野口哲哉「this is not a samurai」
野口哲哉「this is not a samurai」は、
ポーラミュージアムアネックスで開催されています。
会期 2022年7月29日(金)~9月11日(日)
鎧兜をモチーフに人間の内面性や多様性を問いかける人気美術家野口哲哉の作品は、様々な展覧会でよく見かけます。
ここ、ポーラミュージアムアネックスでも2018年の夏に『野口哲哉 〜中世より愛をこめて〜』が開催されました。
~~野口さんは次のように述べています~~
つい最近まで、人はある条件下では肉体を損耗させないように鎧兜を着ていました。それは死を飾る為ではなく、 生きて帰る為の工夫です。
生還をすべく人の命を護り続けた外殻は、状況に応じて様々に姿を変えつつ、 やがて攻撃手段に対応できなくなり衰退しました。
この人工的に発生した4000年に及ぶ進化のシュミュレーションは、自然界での生物淘汰の法則と不思議な符合を見せています。
鎧兜の事を、環境が人に与えた殻だとするならば、 人は束の間、 外殻を得て特異な進化を見せていたという事になります。
それはまるで海に生きる海老や蟹のように。人間に備わった生存本能に起因するこの現象は、人々をまったく奇妙な姿へと変えてしまいました。
人が外骨格化するという事実は僕の好奇心を掻き立て、僕はアートの視点からそれを再構築したいと強く願うようになりました。(展示会場のパネル解説から)

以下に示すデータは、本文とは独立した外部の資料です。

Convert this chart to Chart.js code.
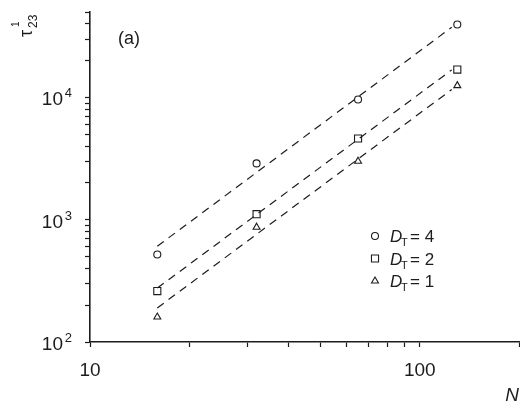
<!DOCTYPE html>
<html lang="en">
<head>
  <meta charset="UTF-8"/>
  <title>tau23 vs N</title>
  <script src="https://cdn.jsdelivr.net/npm/chart.js"></script>
  <style>
    html, body { margin: 0; padding: 0; background: #fff; }
    .wrap { width: 520px; height: 403px; position: relative; }
  </style>
</head>
<body>
<div class="wrap"><canvas id="tauChart" width="520" height="403"></canvas></div>
<script>
  // chain lengths N
  const nValues = [16, 32, 65, 130];
  // relaxation times for each D_T
  const tauD4 = [520, 2890, 9630, 39500];
  const tauD2 = [261, 1110, 4620, 16900];
  const tauD1 = [160, 869, 3010, 12500];
  // dashed guide lines (start / end)
  const fitN = [16, 125];
  const fitD4 = [607, 37500];
  const fitD2 = [276, 16800];
  const fitD1 = [190, 11600];
  // axis ticks
  const xTicks = [10, 20, 30, 40, 50, 60, 70, 80, 90, 100, 200];
  const xLabels = [10, 100];
  const yTicks = [100, 200, 300, 400, 500, 600, 700, 800, 900,
                  1000, 2000, 3000, 4000, 5000, 6000, 7000, 8000, 9000,
                  10000, 20000, 30000, 40000, 50000];
  const yLabels = [[100, '2'], [1000, '3'], [10000, '4']];
  const legendRows = ['4', '2', '1'];

  const FONT = '"Liberation Sans", Arial, sans-serif';
  const INK = '#1c1c1c';

  const pts = (xs, ys) => xs.map((x, i) => ({ x: x, y: ys[i] }));

  function markerSet(data, style, r) {
    return {
      type: 'scatter', data: data, pointStyle: style, pointRadius: r,
      pointBorderColor: INK, pointBackgroundColor: 'rgba(0,0,0,0)',
      pointBorderWidth: 1.1, showLine: false
    };
  }
  function fitSet(data) {
    return {
      type: 'line', data: data, borderColor: INK, borderWidth: 1.2,
      borderDash: [8, 6], pointRadius: 0, fill: false
    };
  }

  const decorPlugin = {
    id: 'decor',
    afterDraw(chart) {
      const ctx = chart.ctx;
      const ys = chart.scales.y;
      ctx.save();
      ctx.fillStyle = INK;
      ctx.textAlign = 'right';
      ctx.textBaseline = 'alphabetic';
      // y tick labels 10^n
      yLabels.forEach(([v, p]) => {
        const py = ys.getPixelForValue(v);
        ctx.font = '19px ' + FONT;
        ctx.fillText('10', 63, py + 8);
        ctx.font = '13px ' + FONT;
        ctx.fillText(p, 72, py);
      });
      // y axis title, rotated
      ctx.save();
      ctx.translate(32, 37);
      ctx.rotate(-Math.PI / 2);
      ctx.textAlign = 'left';
      ctx.font = '18px ' + FONT;
      ctx.fillText('\u03C4', 0, 0);
      ctx.font = '12px ' + FONT;
      ctx.fillText('23', 9, 5);
      ctx.font = '10px ' + FONT;
      ctx.fillText('1', 10, -13);
      ctx.restore();
      // panel label
      ctx.textAlign = 'left';
      ctx.font = '18px ' + FONT;
      ctx.fillText('(a)', 118, 44);
      // x axis title
      ctx.textAlign = 'right';
      ctx.font = 'italic 19px ' + FONT;
      ctx.fillText('N', 519, 401);
      // legend
      const sets = [chart.data.datasets[3], chart.data.datasets[4], chart.data.datasets[5]];
      legendRows.forEach((lab, i) => {
        const cy = 236 + i * 22.5;
        const ds = sets[i];
        ctx.strokeStyle = INK;
        ctx.fillStyle = 'rgba(0,0,0,0)';
        ctx.lineWidth = 1.1;
        Chart.helpers.drawPoint(ctx, { pointStyle: ds.pointStyle, radius: ds.pointRadius, rotation: 0, borderWidth: 1.1 }, 375, cy);
        ctx.fillStyle = INK;
        ctx.textAlign = 'left';
        ctx.font = 'italic 17px ' + FONT;
        ctx.fillText('D', 390, cy + 6);
        ctx.font = '11px ' + FONT;
        ctx.fillText('T', 401, cy + 10);
        ctx.font = '17px ' + FONT;
        ctx.fillText('= ' + lab, 410, cy + 6);
      });
      ctx.restore();
    }
  };

  new Chart(document.getElementById('tauChart'), {
    data: {
      datasets: [
        fitSet(pts(fitN, fitD4)),
        fitSet(pts(fitN, fitD2)),
        fitSet(pts(fitN, fitD1)),
        markerSet(pts(nValues, tauD4), 'circle', 3.5),
        markerSet(pts(nValues, tauD2), 'rect', 5),
        markerSet(pts(nValues, tauD1), 'triangle', 4)
      ]
    },
    options: {
      responsive: false,
      animation: false,
      layout: { autoPadding: false, padding: { top: 12, right: 1, left: 0, bottom: 0 } },
      plugins: { legend: { display: false }, tooltip: { enabled: false } },
      scales: {
        x: {
          type: 'logarithmic', min: 10, max: 200,
          afterBuildTicks: s => { s.ticks = xTicks.map(v => ({ value: v })); },
          afterFit: s => { s.height = 61; s.paddingLeft = 0; s.paddingRight = 0; },
          grid: { drawOnChartArea: false, drawTicks: true, tickLength: 5, tickColor: INK, tickWidth: 1.2 },
          border: { display: true, color: INK, width: 1.6 },
          ticks: {
            autoSkip: false, maxRotation: 0, padding: 12, color: INK,
            font: { family: FONT, size: 19 },
            callback: v => xLabels.includes(v) ? String(v) : ''
          }
        },
        y: {
          type: 'logarithmic', min: 100, max: 50000,
          afterBuildTicks: s => { s.ticks = yTicks.map(v => ({ value: v })); },
          afterFit: s => { s.width = 90; s.paddingTop = 0; s.paddingBottom = 0; },
          grid: { drawOnChartArea: false, drawTicks: true, tickLength: 5, tickColor: INK, tickWidth: 1.2 },
          border: { display: true, color: INK, width: 1.6 },
          ticks: { display: false, autoSkip: false }
        }
      }
    },
    plugins: [decorPlugin]
  });
</script>
</body>
</html>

楽しい作品と添えられたコメントに「にんまり」「しんみり」です。
(画像はクリックで拡大表示になります)
Small sweet passion ~南北朝の花~ 2018 ミクストメディア
よく考えると、私たちは人生の大半を無表情で過ごしています。もっとよく考えると「喜怒哀楽」はごく限定的に表れる感情で、人は 悲しくも楽しくもないニュートラルな感情で毎日を暮らしている事に気が付きます。名前のない表情や、名前のない感情は、人という広大な器を満たす重要な要素だと、僕には感じられます。

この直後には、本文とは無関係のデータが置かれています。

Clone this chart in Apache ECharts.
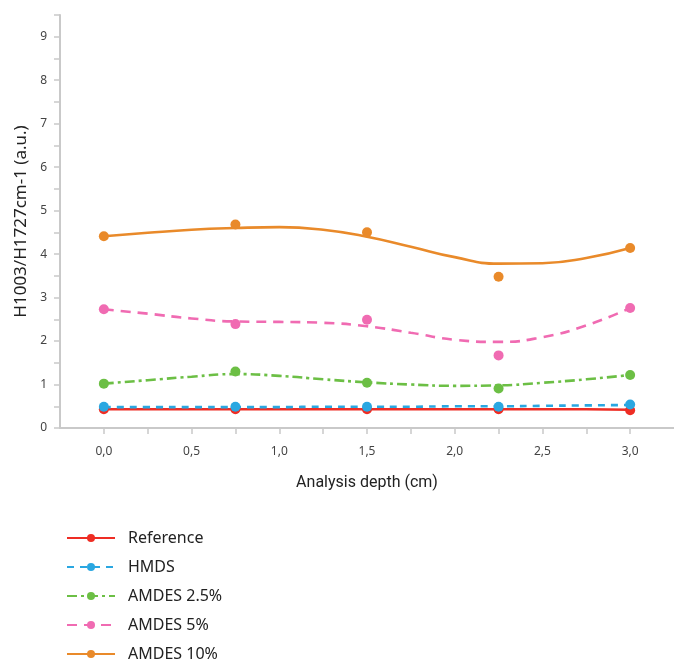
<!DOCTYPE html>
<html>
<head>
<meta charset="utf-8">
<script src="https://cdn.jsdelivr.net/npm/echarts@6/dist/echarts.min.js"></script>
<style>
  html, body { margin: 0; padding: 0; background: #ffffff; }
  #chart { width: 674px; height: 664px; }
</style>
</head>
<body>
<div id="chart"></div>
<script>
// Measured depths (cm) and the ratio H1003/H1727 at each depth
const depths = [0, 0.75, 1.5, 2.25, 3.0];
const seriesNames = ['Reference', 'HMDS', 'AMDES 2.5%', 'AMDES 5%', 'AMDES 10%'];

const refPoints    = [0.43, 0.43, 0.43, 0.43, 0.41];
const hmdsPoints   = [0.49, 0.49, 0.49, 0.49, 0.54];
const amdes25Points = [1.02, 1.30, 1.04, 0.91, 1.22];
const amdes5Points  = [2.73, 2.39, 2.49, 1.67, 2.76];
const amdes10Points = [4.41, 4.68, 4.50, 3.48, 4.14];

// Fitted trend curves, sampled every 0.25 cm
const fitDepths = [0, 0.25, 0.5, 0.75, 1.0, 1.25, 1.5, 1.75, 2.0, 2.25, 2.5, 2.75, 3.0];
const refFit     = [0.43, 0.43, 0.43, 0.43, 0.43, 0.43, 0.43, 0.43, 0.43, 0.43, 0.43, 0.43, 0.42];
const hmdsFit    = [0.48, 0.48, 0.48, 0.48, 0.48, 0.49, 0.49, 0.49, 0.50, 0.50, 0.51, 0.52, 0.53];
const amdes25Fit = [1.02, 1.10, 1.18, 1.24, 1.20, 1.12, 1.05, 1.00, 0.97, 0.98, 1.04, 1.12, 1.22];
const amdes5Fit  = [2.73, 2.63, 2.52, 2.45, 2.44, 2.42, 2.34, 2.19, 2.03, 1.98, 2.09, 2.36, 2.76];
const amdes10Fit = [4.41, 4.49, 4.56, 4.60, 4.62, 4.56, 4.40, 4.17, 3.93, 3.78, 3.79, 3.91, 4.14];

// Axis tick values
const xTicks = [0, 0.5, 1.0, 1.5, 2.0, 2.5, 3.0];
const yTicks = [0, 1, 2, 3, 4, 5, 6, 7, 8, 9];

const colors = ['#ee2d24', '#2aa7e1', '#6cbf45', '#f06bb2', '#e98a2a'];
const lineTypes = ['solid', [7, 6], [10, 4, 3, 4], [10, 7], 'solid'];
const pointSets = [refPoints, hmdsPoints, amdes25Points, amdes5Points, amdes10Points];
const fitSets = [refFit, hmdsFit, amdes25Fit, amdes5Fit, amdes10Fit];

const pairs = (xs, ys) => xs.map((x, i) => [x, ys[i]]);

const lineSeries = seriesNames.map((name, i) => ({
  name: name,
  type: 'line',
  smooth: 0.5,
  symbol: 'circle',
  symbolSize: 8,
  showSymbol: false,
  z: 2 + i,
  data: pairs(fitDepths, fitSets[i]),
  lineStyle: { color: colors[i], width: 2.6, type: lineTypes[i] },
  itemStyle: { color: colors[i] },
  silent: true
}));

const pointSeries = seriesNames.map((name, i) => ({
  name: name,
  type: 'scatter',
  symbol: 'circle',
  symbolSize: 10,
  z: 10 + i,
  data: pairs(depths, pointSets[i]),
  itemStyle: { color: colors[i], opacity: 1 },
  silent: true
}));

const fmtComma = v => v.toFixed(1).replace('.', ',');
const near = (v, list) => list.some(t => Math.abs(t - v) < 1e-6);

const chart = echarts.init(document.getElementById('chart'), null, { renderer: 'canvas' });
chart.setOption({
  animation: false,
  backgroundColor: '#ffffff',
  grid: { left: 60, right: 0, top: 15, bottom: 236, containLabel: false },
  xAxis: {
    type: 'value',
    min: -0.25,
    max: 3.25,
    interval: 0.25,
    name: 'Analysis depth (cm)',
    nameLocation: 'middle',
    nameGap: 47,
    nameTextStyle: { fontFamily: 'Liberation Sans Narrow, Roboto, sans-serif', fontSize: 16, color: '#222' },
    axisLine: { show: true, onZero: false, lineStyle: { color: '#c9c9c9', width: 2 } },
    axisTick: { show: true, length: 6, lineStyle: { color: '#c9c9c9', width: 1.5 } },
    splitLine: { show: false },
    axisLabel: {
      margin: 18,
      fontFamily: 'Noto Sans, sans-serif',
      fontSize: 12,
      color: '#444',
      showMinLabel: false,
      showMaxLabel: false,
      formatter: v => near(v, xTicks) ? fmtComma(v) : ''
    }
  },
  yAxis: {
    type: 'value',
    min: 0,
    max: 9.5,
    interval: 0.5,
    name: 'H1003/H1727cm-1 (a.u.)',
    nameLocation: 'middle',
    nameGap: 30,
    nameRotate: 90,
    nameTextStyle: { fontFamily: 'Noto Sans, sans-serif', fontSize: 17, color: '#222' },
    axisLine: { show: true, onZero: false, lineStyle: { color: '#c9c9c9', width: 2 } },
    axisTick: { show: true, length: 6, lineStyle: { color: '#c9c9c9', width: 1.5 } },
    splitLine: { show: false },
    axisLabel: {
      margin: 13,
      fontFamily: 'Noto Sans, sans-serif',
      fontSize: 12,
      color: '#444',
      formatter: v => near(v, yTicks) ? String(v) : ''
    }
  },
  legend: {
    orient: 'vertical',
    left: 66,
    top: 530,
    height: 150,
    itemWidth: 48,
    itemHeight: 10,
    itemGap: 13,
    padding: 0,
    selectedMode: false,
    data: seriesNames,
    textStyle: { fontFamily: 'Noto Sans, sans-serif', fontSize: 16, color: '#222', padding: [0, 0, 0, 8] }
  },
  series: lineSeries.concat(pointSeries)
});
</script>
</body>
</html>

Shoulder bag and Sneaker and SAMURAI 2013 ミクストメディア
THE MET 2020 ミクストメディア
POLA Dot or snowball ~青地白丸紋入小袖着用男性坐像~ 2020 アクリル・ボード
Someone's Portrait -the snow dots 2022 紙 アクリル絵具
黒糸で威したる具足の上に、縹の地に白星並べたる大印を袖に打つなり。人びと此れをみて夏の雪星とて、敢えて向かい近づく者なし。
シャネル侍着甲坐像 2009 ミクストメディア
The gradation -河津伊豆守佑邦像 2014 ミクストメディア
Talking Head 2010 ミクストメディア
WOODEN HORSE 2020 ミクストメディア 高松市美術館蔵
Man in the egg 2021 ミクストメディア
デンマークの巨匠、アルネ・ヤコブセンによって考案されたエッグ・チェアーは、人を包み込む卵のイメージの源泉です。

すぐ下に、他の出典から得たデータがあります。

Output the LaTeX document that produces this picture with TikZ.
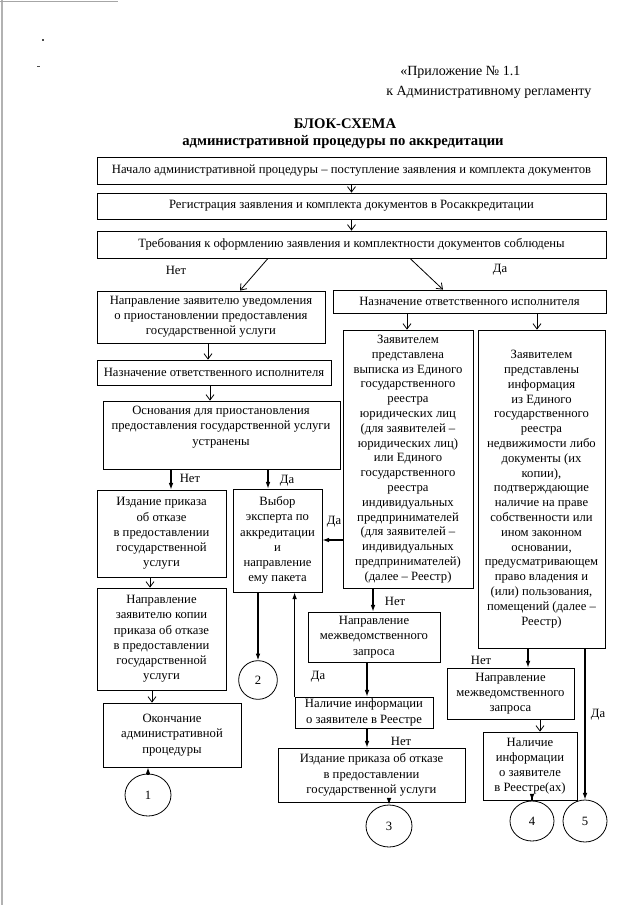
\documentclass[tikz,border=0pt]{standalone}
\usepackage{fontspec}
\setmainfont{Liberation Serif}
\usetikzlibrary{arrows.meta,fit,shapes.geometric}
\begin{document}
\begin{tikzpicture}[x=0.75pt,y=-0.75pt,
  bx/.style={draw, line width=0.6pt, inner sep=0pt, align=center, font=\fontsize{9.5}{11.4}\selectfont},
  txt/.style={inner sep=0pt, align=center, font=\fontsize{9.5}{11.4}\selectfont},
  ztxt/.style={inner sep=0pt, align=center, font=\fontsize{9.5}{11.1}\selectfont},
  lbl/.style={inner sep=0pt, font=\fontsize{9.5}{11.4}\selectfont},
  hdr/.style={inner sep=0pt, font=\fontsize{10.5}{12}\selectfont},
  ttl/.style={inner sep=0pt, font=\fontsize{11}{13}\selectfont\bfseries},
  circ/.style={draw, ellipse, line width=0.6pt, inner sep=0pt, font=\fontsize{9.5}{11.4}\selectfont},
  oarr/.style={line width=0.6pt, -{Straight Barb[length=4pt,width=6pt,line width=0.6pt]}},
  farr/.style={line width=0.8pt, -{Latex[length=5pt,width=3.5pt]}}]
\useasboundingbox (0,0) rectangle (640,905);
% scan artefacts
\draw[gray!60, line width=0.9pt] (2,0) -- (2,905);
\draw[gray!70, line width=0.7pt] (0,1) -- (118,1);
\fill[black!70] (42,39) rectangle (44,41);
\fill[black!70] (37,66) rectangle (40,67.5);
% header
\node[hdr, anchor=west] (h1) at (400,72) {«Приложение № 1.1};
\node[hdr, anchor=west] (h2) at (386,92) {к Административному регламенту};
\node[ttl] (t1) at (345,124) {БЛОК-СХЕМА};
\node[ttl] (t2) at (343,142) {административной процедуры по аккредитации};
% boxes
\node[bx, fit={(97,157)(606,184)}] (b1) {};
\node[txt] (b1t) at (b1.center) {Начало административной процедуры – поступление заявления и комплекта документов};
\node[bx, fit={(97,193)(606,219)}] (b2) {};
\node[txt] (b2t) at (b2.center) {Регистрация заявления и комплекта документов в Росаккредитации};
\node[bx, fit={(97,231)(606,258)}] (b3) {};
\node[txt] (b3t) at (b3.center) {Требования к оформлению заявления и комплектности документов соблюдены};
\node[bx, fit={(97,291)(325,343)}] (L1) {};
\node[txt] (L1t) at (L1.center) {Направление заявителю уведомления\\о приостановлении предоставления\\государственной услуги};
\node[bx, fit={(333,290)(606,313)}] (R1) {};
\node[txt] (R1t) at (R1.center) {Назначение ответственного исполнителя};
\node[bx, fit={(97,360)(331,385)}] (L2) {};
\node[txt] (L2t) at (L2.center) {Назначение ответственного исполнителя};
\node[bx, fit={(103,401)(340,469)}] (osn) {};
\node[txt, anchor=north] (osnt) at (221,406) {Основания для приостановления\\предоставления государственной услуги\\устранены};
\node[bx, fit={(97,490)(226,577)}] (izd) {};
\node[txt] (izdt) at (izd.center) {Издание приказа\\об отказе\\в предоставлении\\государственной\\услуги};
\node[bx, fit={(233,489)(322,592)}] (vyb) {};
\node[txt] (vybt) at (vyb.center) {Выбор\\эксперта по\\аккредитации\\и\\направление\\ему пакета};
\node[bx, fit={(97,588)(226,690)}] (napr) {};
\node[txt] (naprt) at (napr.center) {Направление\\заявителю копии\\приказа об отказе\\в предоставлении\\государственной\\услуги};
\node[bx, fit={(103,703)(241,767)}] (okon) {};
\node[txt] (okont) at (okon.center) {Окончание\\административной\\процедуры};
\node[bx, fit={(343,330)(473,588)}] (z1) {};
\node[ztxt] (z1t) at (z1.center) {Заявителем\\представлена\\выписка из Единого\\государственного\\реестра\\юридических лиц\\(для заявителей –\\юридических лиц)\\или Единого\\государственного\\реестра\\индивидуальных\\предпринимателей\\(для заявителей –\\индивидуальных\\предпринимателей)\\(далее – Реестр)};
\node[bx, fit={(478,330)(605,648)}] (z2) {};
\node[ztxt] (z2t) at (z2.center) {Заявителем\\представлены\\информация\\из Единого\\государственного\\реестра\\недвижимости либо\\документы (их\\копии),\\подтверждающие\\наличие на праве\\собственности или\\ином законном\\основании,\\предусматривающем\\право владения и\\(или) пользования,\\помещений (далее –\\Реестр)};
\node[bx, fit={(308,612)(440,662)}] (nm1) {};
\node[txt] (nm1t) at (nm1.center) {Направление\\межведомственного\\запроса};
\node[bx, fit={(295,697)(433,728)}] (nal1) {};
\node[txt] (nal1t) at (nal1.center) {Наличие информации\\о заявителе в Реестре};
\node[bx, fit={(278,748)(465,802)}] (izd2) {};
\node[txt] (izd2t) at (izd2.center) {Издание приказа об отказе\\в предоставлении\\государственной услуги};
\node[bx, fit={(447,668)(574,719)}] (nm2) {};
\node[txt] (nm2t) at (nm2.center) {Направление\\межведомственного\\запроса};
\node[bx, fit={(483,732)(577,800)}] (nal2) {};
\node[txt] (nal2t) at (nal2.center) {Наличие\\информации\\о заявителе\\в Реестре(ах)};
% circles
\node[circ, minimum width=34.5pt, minimum height=31.5pt] (c1) at (148,795) {1};
\node[circ, minimum width=29pt, minimum height=29pt] (c2) at (258,680) {2};
\node[circ, minimum width=34.5pt, minimum height=31.5pt] (c3) at (389,826) {3};
\node[circ, minimum width=33pt, minimum height=30pt] (c4) at (532,821) {4};
\node[circ, minimum width=33pt, minimum height=31.5pt] (c5) at (585,821) {5};
% arrows
\draw[oarr] (b1.south) -- (b2.north);
\draw[oarr] (b2.south) -- (b3.north);
\draw[oarr] (b3.south -| 268,0) -- (L1.north -| 240,0);
\draw[oarr] (b3.south -| 410,0) -- (R1.north -| 443,0);
\node[lbl] (net1) at (176,270) {Нет};
\node[lbl] (da1) at (500,270) {Да};
\draw[oarr] (L1.south -| 208,0) -- (L2.north -| 208,0);
\draw[oarr] (L2.south -| 210,0) -- (osn.north -| 210,0);
\draw[oarr] (R1.south -| 407,0) -- (z1.north -| 407,0);
\draw[oarr] (R1.south -| 537,0) -- (z2.north -| 537,0);
\draw[farr] (osn.south -| 171,0) -- (izd.north -| 171,0);
\node[lbl] (net2) at (190,478) {Нет};
\draw[farr] (osn.south -| 268,0) -- (vyb.north -| 268,0);
\node[lbl] (da2) at (287,481) {Да};
\draw[oarr] (izd.south -| 150,0) -- (napr.north -| 150,0);
\draw[oarr] (napr.south -| 152,0) -- (okon.north -| 152,0);
\draw[farr] (c1.north) -- (okon.south -| c1.north);
\draw[farr] (vyb.south -| c2.north) -- (c2.north);
\draw[farr] (nal1.north west) -- (vyb.south -| nal1.north west);
\node[lbl] (da3) at (318,677) {Да};
\draw[farr] (z1.west |- 0,540) -- (vyb.east |- 0,540);
\node[lbl] (da4) at (334,522) {Да};
\draw[farr] (z1.south -| 373,0) -- (nm1.north -| 373,0);
\node[lbl] (net3) at (395,601) {Нет};
\draw[farr] (nm1.south -| 367,0) -- (nal1.north -| 367,0);
\draw[farr] (nal1.south -| 367,0) -- (izd2.north -| 367,0);
\node[lbl] (net4) at (401,741) {Нет};
\draw[farr] (izd2.south -| c3.north) -- (c3.north);
\draw[farr] (z2.south -| 528,0) -- (nm2.north -| 528,0);
\node[lbl] (net5) at (481,660) {Нет};
\draw[oarr] (nm2.south -| 540,0) -- (nal2.north -| 540,0);
\draw[farr] (nal2.south -| c4.north) -- (c4.north);
\draw[farr] (z2.south -| c5.north) -- (c5.north);
\node[lbl] (da5) at (598,715) {Да};
\end{tikzpicture}
\end{document}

Grand Helm & Cheap Japanese 2019 ミクストメディア
deep sleep 2016 ミクストメディア
Convex mirror 凸画鏡の画像 2020 アクリル・ボード
『月と太陽が互いを照らすように、喜びと悲しさの両方を僕は見つめていきたいです。
ご覧お疲れさまでした。』と書いてありました。
展示会場風景(部分)
―HPの解説ー
野口哲哉は、鎧兜をモチーフに人間の内面性や多様性を問いかける美術作家です。2021年の巡回展をはじめとした国内外での展示開催や海外ブランドとのコラボレーションなど、その活躍は多岐に渡り、見る人に感情を押し付けないニュートラルな作風はあらゆる世代や国籍の人々に広く受け入れられています。
野口は樹脂や化学繊維といった現代的な素材を使って作品を制作しています。それは鉄や漆などの素材、あるいは鎧兜といったモチーフに付きまとう、「こうあるべき」という原理主義的な事柄に対する、野口独自のアイロニーでもあります。
鎧武者だけではなく、人間が誰しも持つ暴力性や生々しさ、現代人だけではなく、どの時代の人間も持つ優しさや美しさ、野口の作品は心地よい緊張感と静かなユーモアが交錯する、新しい形の現代美術と言えます。
本展では、野口の作品の中から代表作の立体や平面など約 40 点と、本展のために制作された新作も併せて展示します。
作品に込められた優しさと悲しさ、人間への好奇心にあふれた世界を紹介します。